2. The phrase, “free and voluntary consent,” in the Constitution involves facts which require proof of their existence before courts will take notice thereof; the term “otherwise” in the organic law relates also to facts which must be proven.
3. The private acts of a husband done in that capacity, are separate and distinct from his acts as a co-administrator of his wife’s estate, and where in the latter capacity he makes a sale and transfer of a part of the estate of his wife, he is estopped from setting aside his own act for any cause whatever.
This is a case brought up on a bill of exceptions from the Court of Common Pleas and Quarter Sessions, Grand Bassa County, tried and determined at its June term, A. D. 1893, and brought to this court for review.
In reviewing this case the court finds that the case rests entirely upon the defendants’ (now appellees) denial of the allegations of the plaintiff (now appellant) as laid in the complaint; for the answer of the defendant is a general one, which precludes him from raising any question of law not specially raised in said answer. The fundamental principles upon which all complaints, answers or replies shall be construed, shall be that of giving notice to the other party of all new facts which it is intended to prove, whether they are consistent with the facts already stated to the court; or being consistent with the present existence of such facts, admit or imply their former existence, or show that existing, they can have no legal effect. It must be remembered that when a defendant denies both the law and the fact, the question of law shall first be disposed of. This does not appear to have been done in this case, and the reason why is very obvious; the defendant neglecting to state in his answer what issue of law he intended to raise, the court could not determine upon the same. For courts can only decide law issues when raised in the pleadings. Much credit, however, must be given to the counsellors on both sides in this case, for the argument adduced in support of the positions they took, particularly the counsellor for the appellees, who ingeniously and skillfully presented points in his arguments not raised in his answer, for the hearing of the court, notwithstanding the disadvantages under which he labored to make good the same. In traversing his brief he referred to the Constitution of Liberia, Article V, Sec. 10, a part of which reads, “otherwise than by her husband.” The term “otherwise than by her husband” involves a fact which requires proof as to whether the property referred to was secured to her by her husband, or not, which proof does not appear to the court. The phrase “free and voluntary consent,” also involves facts which require proof as to whether Marshall Allen has had the free and voluntary consent of his wife, previous to her decease, to sell said property after her death, which proof does not appear upon the record in this case.

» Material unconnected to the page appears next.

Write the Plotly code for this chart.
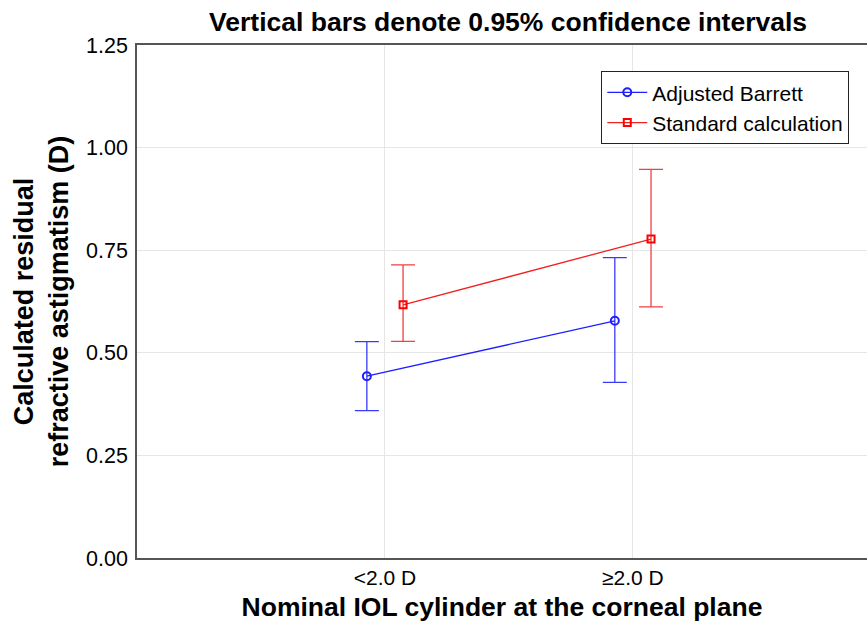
import plotly.graph_objects as go

categories = ["<2.0 D", "≥2.0 D"]
barrett_mean = [0.443, 0.578]
barrett_upper = [0.527, 0.732]
barrett_lower = [0.359, 0.428]
standard_mean = [0.617, 0.777]
standard_upper = [0.714, 0.947]
standard_lower = [0.528, 0.612]

offset = 0.073
xpos = list(range(len(categories)))

fig = go.Figure()
fig.add_trace(go.Scatter(
    x=[p - offset for p in xpos], y=barrett_mean, name="Adjusted Barrett",
    mode="lines+markers",
    line=dict(color="#1f1fff", width=1.3),
    marker=dict(symbol="circle-open", size=8, color="#1f1fff", line=dict(width=2)),
    error_y=dict(type="data", symmetric=False,
                 array=[u - m for u, m in zip(barrett_upper, barrett_mean)],
                 arrayminus=[m - l for m, l in zip(barrett_mean, barrett_lower)],
                 color="#3a3aff", thickness=1.3, width=12),
))
fig.add_trace(go.Scatter(
    x=[p + offset for p in xpos], y=standard_mean, name="Standard calculation",
    mode="lines+markers",
    line=dict(color="#f02020", width=1.3),
    marker=dict(symbol="square-open", size=7, color="#ff0000", line=dict(width=2)),
    error_y=dict(type="data", symmetric=False,
                 array=[u - m for u, m in zip(standard_upper, standard_mean)],
                 arrayminus=[m - l for m, l in zip(standard_mean, standard_lower)],
                 color="#f04040", thickness=1.3, width=12),
))

fig.update_layout(
    width=867, height=624,
    margin=dict(l=137, r=0, t=45, b=66),
    paper_bgcolor="white", plot_bgcolor="white",
    font=dict(family="Liberation Sans, Arial, sans-serif", color="black", size=21),
    title=dict(text="<b>Vertical bars denote 0.95% confidence intervals</b>",
               x=0.586, xanchor="center", y=0.965, yanchor="middle",
               font=dict(size=26.5)),
    showlegend=True,
    legend=dict(x=0.636, y=0.949, xanchor="left", yanchor="top",
                bordercolor="#222222", borderwidth=1, bgcolor="white",
                font=dict(size=21), tracegroupgap=0, itemwidth=40),
    xaxis=dict(
        range=[-1, 1.944], tickvals=xpos, ticktext=categories,
        showgrid=True, gridcolor="#e6e6e6", gridwidth=1,
        showline=True, linecolor="#555555", linewidth=1.5, mirror=True,
        ticks="", zeroline=False,
        title=dict(text="<b>Nominal IOL cylinder at the corneal plane</b>",
                   font=dict(size=26.5), standoff=9),
        tickfont=dict(size=21),
    ),
    yaxis=dict(
        range=[0, 1.25], tickvals=[0, 0.25, 0.5, 0.75, 1.0, 1.25],
        ticktext=["0.00", "0.25", "0.50", "0.75", "1.00", "1.25"],
        showgrid=True, gridcolor="#e6e6e6", gridwidth=1,
        showline=True, linecolor="#555555", linewidth=1.5,
        ticks="", zeroline=False, ticklabelstandoff=3,
        title=dict(text="<b>Calculated residual<br>refractive astigmatism (D)</b>",
                   font=dict(size=27), standoff=10),
        tickfont=dict(size=21.5),
    ),
)

fig.write_html(
    "out.html",
    config={"displayModeBar": False},
    post_script="document.body.style.margin='0';document.body.style.overflow='hidden';",
)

The last clause for our consideration comprises these words: “And such alienation may be made by her, either by sale, devise or otherwise.” Here the word “otherwise” involves a question of fact, which requires proof as to whether Ellenorah J. Allen, at any time before her death, had requested her husband to sell and convey away said lot of land in question, to him, her husband, in support of their children, as in very many cases a faithful wife would do. We are compelled also to say that no proof on the record does appear in support of the position taken by the appellee, even if the argument could be admitted as having any legal weight; but it cannot be so considered, it being predicated upon points of law and facts which are raised contrary to the statute, which declares that the fundamental principle upon which all complaints, answers and replies shall be made, etc., shall be that of giving notice to the other party of all new facts which it is intended to prove, etc. (See Lib. Stat., Bk. i, p. 45, sec. 8.)

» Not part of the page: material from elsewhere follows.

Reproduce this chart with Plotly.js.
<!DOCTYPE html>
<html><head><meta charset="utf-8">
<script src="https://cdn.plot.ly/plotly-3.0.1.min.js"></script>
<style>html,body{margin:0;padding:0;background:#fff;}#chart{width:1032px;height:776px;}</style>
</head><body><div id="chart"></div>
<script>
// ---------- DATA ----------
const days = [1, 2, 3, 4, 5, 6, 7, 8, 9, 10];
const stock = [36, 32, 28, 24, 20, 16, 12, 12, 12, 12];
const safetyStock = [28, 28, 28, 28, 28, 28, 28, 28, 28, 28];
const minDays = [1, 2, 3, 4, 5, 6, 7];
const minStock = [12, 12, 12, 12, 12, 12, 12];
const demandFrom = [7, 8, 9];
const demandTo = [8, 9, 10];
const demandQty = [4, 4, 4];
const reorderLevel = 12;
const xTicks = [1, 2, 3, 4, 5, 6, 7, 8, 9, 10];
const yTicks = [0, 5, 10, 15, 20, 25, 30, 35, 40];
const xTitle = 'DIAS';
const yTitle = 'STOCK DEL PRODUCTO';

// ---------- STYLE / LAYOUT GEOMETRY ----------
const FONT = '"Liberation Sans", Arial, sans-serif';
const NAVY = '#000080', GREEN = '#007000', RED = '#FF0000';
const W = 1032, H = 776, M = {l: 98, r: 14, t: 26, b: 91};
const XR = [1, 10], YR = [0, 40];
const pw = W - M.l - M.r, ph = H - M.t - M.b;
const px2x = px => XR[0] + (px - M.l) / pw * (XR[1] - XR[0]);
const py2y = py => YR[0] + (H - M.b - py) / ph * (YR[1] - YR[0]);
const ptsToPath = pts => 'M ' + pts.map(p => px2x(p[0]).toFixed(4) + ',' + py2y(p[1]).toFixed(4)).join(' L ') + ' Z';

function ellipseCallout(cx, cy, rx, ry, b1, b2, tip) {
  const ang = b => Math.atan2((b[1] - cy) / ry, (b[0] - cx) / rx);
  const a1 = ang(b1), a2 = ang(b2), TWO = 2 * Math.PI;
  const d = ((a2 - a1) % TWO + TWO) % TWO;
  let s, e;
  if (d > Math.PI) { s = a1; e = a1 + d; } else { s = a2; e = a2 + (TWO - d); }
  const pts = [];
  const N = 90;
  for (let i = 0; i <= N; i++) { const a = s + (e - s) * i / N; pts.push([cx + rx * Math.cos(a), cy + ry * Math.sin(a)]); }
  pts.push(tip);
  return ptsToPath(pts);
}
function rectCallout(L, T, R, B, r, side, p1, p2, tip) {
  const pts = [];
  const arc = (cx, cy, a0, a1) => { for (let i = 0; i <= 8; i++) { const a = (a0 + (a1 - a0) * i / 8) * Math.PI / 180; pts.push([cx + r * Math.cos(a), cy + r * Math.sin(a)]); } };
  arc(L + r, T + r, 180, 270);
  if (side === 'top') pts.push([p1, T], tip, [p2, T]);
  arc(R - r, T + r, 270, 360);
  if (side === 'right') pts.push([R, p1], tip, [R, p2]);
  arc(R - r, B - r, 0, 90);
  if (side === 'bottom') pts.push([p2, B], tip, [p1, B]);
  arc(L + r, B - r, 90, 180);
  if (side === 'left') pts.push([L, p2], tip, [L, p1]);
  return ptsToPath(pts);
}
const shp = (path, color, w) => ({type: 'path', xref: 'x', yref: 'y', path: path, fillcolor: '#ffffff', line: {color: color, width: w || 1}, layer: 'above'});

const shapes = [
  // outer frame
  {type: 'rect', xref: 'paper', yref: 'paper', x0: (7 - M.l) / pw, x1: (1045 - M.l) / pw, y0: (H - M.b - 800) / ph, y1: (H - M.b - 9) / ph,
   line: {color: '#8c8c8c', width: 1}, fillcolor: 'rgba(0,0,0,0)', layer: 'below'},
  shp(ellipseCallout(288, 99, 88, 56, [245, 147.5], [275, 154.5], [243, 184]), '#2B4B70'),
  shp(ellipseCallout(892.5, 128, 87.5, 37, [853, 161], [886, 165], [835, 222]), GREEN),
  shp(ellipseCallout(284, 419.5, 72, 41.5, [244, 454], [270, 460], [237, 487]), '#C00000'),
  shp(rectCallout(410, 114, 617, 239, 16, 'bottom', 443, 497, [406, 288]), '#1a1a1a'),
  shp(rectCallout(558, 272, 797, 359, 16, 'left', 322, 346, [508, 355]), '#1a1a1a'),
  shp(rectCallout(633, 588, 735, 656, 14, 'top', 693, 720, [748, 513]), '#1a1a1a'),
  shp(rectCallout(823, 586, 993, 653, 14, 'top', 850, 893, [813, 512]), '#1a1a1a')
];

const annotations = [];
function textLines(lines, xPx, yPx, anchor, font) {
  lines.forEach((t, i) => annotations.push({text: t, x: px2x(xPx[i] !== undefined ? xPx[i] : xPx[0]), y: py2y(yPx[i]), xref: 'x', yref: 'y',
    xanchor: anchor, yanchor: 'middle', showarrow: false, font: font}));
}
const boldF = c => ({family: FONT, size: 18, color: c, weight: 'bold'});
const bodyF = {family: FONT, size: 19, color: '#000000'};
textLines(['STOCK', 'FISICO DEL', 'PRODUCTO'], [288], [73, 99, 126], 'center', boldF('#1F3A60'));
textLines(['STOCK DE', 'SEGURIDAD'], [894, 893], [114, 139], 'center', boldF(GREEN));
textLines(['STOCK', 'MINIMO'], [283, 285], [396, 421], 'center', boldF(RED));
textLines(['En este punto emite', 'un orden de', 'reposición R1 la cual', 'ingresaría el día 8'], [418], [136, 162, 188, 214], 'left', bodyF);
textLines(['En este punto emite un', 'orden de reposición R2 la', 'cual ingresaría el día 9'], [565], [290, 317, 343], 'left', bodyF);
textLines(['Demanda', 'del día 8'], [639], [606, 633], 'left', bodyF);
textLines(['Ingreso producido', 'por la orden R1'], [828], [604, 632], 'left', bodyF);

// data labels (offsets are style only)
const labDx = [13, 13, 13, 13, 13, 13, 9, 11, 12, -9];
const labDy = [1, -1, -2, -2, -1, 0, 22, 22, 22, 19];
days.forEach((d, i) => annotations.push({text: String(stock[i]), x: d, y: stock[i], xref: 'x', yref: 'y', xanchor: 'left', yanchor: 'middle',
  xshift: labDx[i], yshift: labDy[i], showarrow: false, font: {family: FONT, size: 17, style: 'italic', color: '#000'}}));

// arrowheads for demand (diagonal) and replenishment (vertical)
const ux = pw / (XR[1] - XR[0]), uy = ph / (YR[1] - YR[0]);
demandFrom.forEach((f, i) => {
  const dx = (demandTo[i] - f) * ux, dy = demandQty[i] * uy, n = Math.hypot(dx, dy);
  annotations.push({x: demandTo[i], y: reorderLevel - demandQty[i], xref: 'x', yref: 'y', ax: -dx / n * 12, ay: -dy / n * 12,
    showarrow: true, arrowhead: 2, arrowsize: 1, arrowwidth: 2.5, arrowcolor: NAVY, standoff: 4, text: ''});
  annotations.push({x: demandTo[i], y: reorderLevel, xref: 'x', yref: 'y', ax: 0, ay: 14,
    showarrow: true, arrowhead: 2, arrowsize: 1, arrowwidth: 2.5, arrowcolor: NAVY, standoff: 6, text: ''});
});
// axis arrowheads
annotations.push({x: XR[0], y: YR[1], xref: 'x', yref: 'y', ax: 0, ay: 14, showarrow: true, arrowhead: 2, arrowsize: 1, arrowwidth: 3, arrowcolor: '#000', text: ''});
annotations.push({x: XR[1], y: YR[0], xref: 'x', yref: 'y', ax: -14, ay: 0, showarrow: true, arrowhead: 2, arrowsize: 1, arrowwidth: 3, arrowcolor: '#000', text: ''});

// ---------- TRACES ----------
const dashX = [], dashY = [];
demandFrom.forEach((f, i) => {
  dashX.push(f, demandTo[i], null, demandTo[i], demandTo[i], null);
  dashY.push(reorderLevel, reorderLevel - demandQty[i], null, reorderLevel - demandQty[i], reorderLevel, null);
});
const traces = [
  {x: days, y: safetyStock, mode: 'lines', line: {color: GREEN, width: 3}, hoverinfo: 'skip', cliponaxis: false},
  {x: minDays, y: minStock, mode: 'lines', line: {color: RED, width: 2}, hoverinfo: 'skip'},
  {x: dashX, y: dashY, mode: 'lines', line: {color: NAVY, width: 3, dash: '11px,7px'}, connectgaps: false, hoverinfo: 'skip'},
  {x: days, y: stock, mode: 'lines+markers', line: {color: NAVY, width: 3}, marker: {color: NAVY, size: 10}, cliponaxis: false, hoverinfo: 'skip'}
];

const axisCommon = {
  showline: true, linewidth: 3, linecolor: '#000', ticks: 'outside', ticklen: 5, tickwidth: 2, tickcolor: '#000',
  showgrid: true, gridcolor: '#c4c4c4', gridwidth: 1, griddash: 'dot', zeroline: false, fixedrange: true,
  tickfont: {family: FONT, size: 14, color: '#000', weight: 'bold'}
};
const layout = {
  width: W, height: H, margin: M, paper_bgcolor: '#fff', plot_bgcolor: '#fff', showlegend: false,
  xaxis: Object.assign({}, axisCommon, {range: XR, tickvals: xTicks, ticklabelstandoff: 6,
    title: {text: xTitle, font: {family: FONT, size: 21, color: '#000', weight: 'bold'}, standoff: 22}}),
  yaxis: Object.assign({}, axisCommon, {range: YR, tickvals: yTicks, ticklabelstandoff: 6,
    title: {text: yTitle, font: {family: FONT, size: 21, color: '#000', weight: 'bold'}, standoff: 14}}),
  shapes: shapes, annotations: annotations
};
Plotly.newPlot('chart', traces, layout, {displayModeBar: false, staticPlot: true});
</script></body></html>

As to the evidence given in the court below by witness Worrell, stating that he had informed Mr. Williams of something, and that he having some misgiving, at the first possible chance got his bond out of court,—this statement being founded upon hearsay, was inadmissible and ought not to have been allowed, on the objections of plaintiff.
The objections made to the questions asked witness Worrell, “Was Ellenorah in debt?” or “Was Marshall Allen in such a state of poverty that he could not support his children?”—the objections of plaintiff to these questions were well founded, and ought to have been allowed, because Marshall Allen did not act in the capacity of a husband of Ellenorah J. Allen, but was acting as co-administrator with J. W. Worrell, as administrator of Ellenorah J. Allen’s estate, and therefore they represented her, they being the administrators of her estate; and their bond was responsible to her heirs and creditors for any mismanagement that might have occurred in the administration of the estate.

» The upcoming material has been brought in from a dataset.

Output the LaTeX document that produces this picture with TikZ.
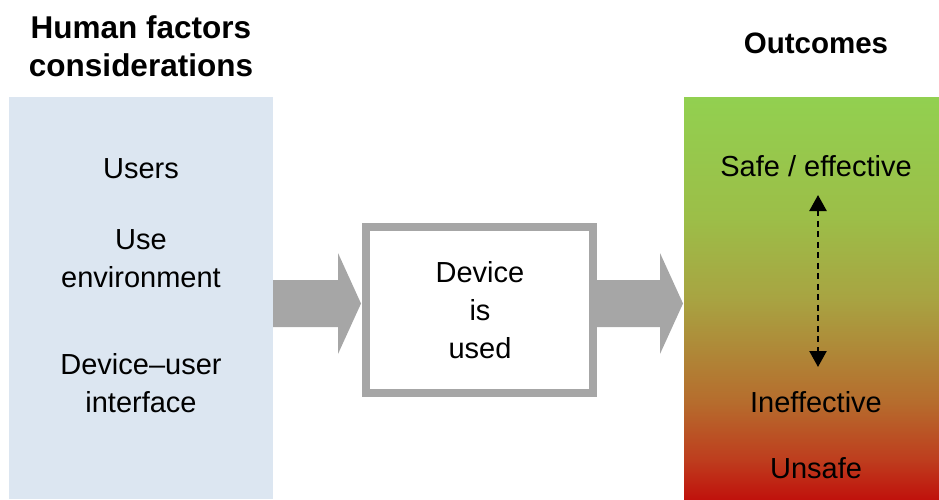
\documentclass[tikz,border=0pt]{standalone}
\usepackage{fontspec}
\setmainfont{Liberation Sans}
\usetikzlibrary{arrows.meta,calc}
\definecolor{panelblue}{RGB}{220,230,241}
\definecolor{arrowgray}{RGB}{166,166,166}
\definecolor{gtop}{RGB}{146,208,80}
\definecolor{gupper}{RGB}{156,190,72}
\definecolor{gmid}{RGB}{168,164,66}
\definecolor{glow}{RGB}{182,108,45}
\definecolor{gredder}{RGB}{190,62,30}
\definecolor{gbottom}{RGB}{192,18,12}
\pgfdeclareverticalshading{outcomeshade}{100bp}{%
  color(0bp)=(gbottom); color(25bp)=(gbottom); color(30bp)=(gredder);
  color(37bp)=(glow); color(50bp)=(gmid); color(60bp)=(gupper);
  color(75bp)=(gtop); color(100bp)=(gtop)}
\newcommand\blockarr[2]{%
  \fill[arrowgray] let \p1=(#1), \p2=(#2) in
    (\x1,-280pt) -- (\x2-24pt,-280pt) -- (\x2-24pt,-253pt) -- (\x2-1pt,-303.5pt)
    -- (\x2-24pt,-354pt) -- (\x2-24pt,-327pt) -- (\x1,-327pt) -- cycle;}
\begin{document}
\begin{tikzpicture}[x=1pt,y=-1pt,
  txt/.style={font=\fontsize{29}{38}\selectfont, align=center, inner sep=0pt, text=black},
  ttl/.style={font=\bfseries\fontsize{31.5}{38}\selectfont, align=center, inner sep=0pt, text=black},
  panel/.style={inner sep=0pt, outer sep=0pt, draw=none},
  devbox/.style={draw=arrowgray, line width=8pt, fill=white, inner sep=0pt},
  dasharrow/.style={line width=2.4pt, dash pattern=on 6pt off 4.5pt,
    {Triangle[width=17pt,length=16pt]}-{Triangle[width=17pt,length=16pt]}}]
\useasboundingbox (0,0) rectangle (939,499);

% panels
\node[panel, fill=panelblue, minimum width=264pt, minimum height=402pt] (lp) at (141,298) {};
\node[panel, shading=outcomeshade, minimum width=255pt, minimum height=402pt] (rp) at (811.5,298) {};

% device box
\node[devbox, minimum width=227pt, minimum height=166pt] (box) at (479.5,310) {};

% block arrows
\blockarr{lp.east}{box.west}
\blockarr{box.east}{rp.west}

% titles
\node[ttl] (t1) at (141,46.5) {Human factors\\considerations};
\node[ttl, font=\bfseries\fontsize{29.5}{38}\selectfont, anchor=base] (t2) at (816,53.5) {Outcomes};

% left texts
\node[txt, anchor=base] (users) at (141,178) {Users};
\node[txt] (env) at (141,258.6) {Use\\environment};
\node[txt] (dui) at (141,383.6) {Device–user\\interface};

% box text
\node[txt] (dev) at (480,310.5) {Device\\is\\used};

% outcomes
\node[txt, anchor=base] (safe) at (816,176) {Safe / effective};
\node[txt, anchor=base] (ineff) at (816,412) {Ineffective};
\node[txt, anchor=base] (unsafe) at (816,478) {Unsafe};

\coordinate (atop) at (818,195);
\coordinate (abot) at (818,367);
\draw[dasharrow] (atop) -- (abot);
\end{tikzpicture}
\end{document}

Notwithstanding that Marshall Allen was the husband of Ellenorah J. Allen, his private acts as her husband and father of their children could not legally be blended with his acts as co-administrator of the aforesaid estate. Such acts are separate and distinct, and this is very obvious from the fact that Marshall Allen’s bond was only responsible for his acts as co-administrator, and not for his acts as father. Every purchaser is supposed to be innocent unless he has been legally warned. In this case it does not appear that the appellant was legally warned before he purchased the said piece of property.
Acts of courts against which no protest has been entered, or from which no appeal has been taken, are presumed to be founded in reason and therefore are legal, for reason is the soul of the law. The principle is applicable in this case to the act of the said Monthly and Probate Court, with respect to the sale of the said lot now in dispute, in that the deed executed is evidence against all parties to the same,—Marshall Allen and J. W. Worrell, co-administrators of the estate of Ellenorah J. Allen on the one part, and H. A. Williams, purchaser of said lot in the town of Edina, Grand Bassa County, on the other part, as contracting parties,—and by which the parties are estopped from alleging anything contrary to the terms therein expressed. The court simply passed upon these points, not because they could have any legal effect, they not having been raised in the defendant’s answer.
Therefore the court adjudges that the judgment of the court below is hereby reversed, and that the appellant recover from the appellee the said lot of land as described in appellant’s transfer deed, and all costs in this action.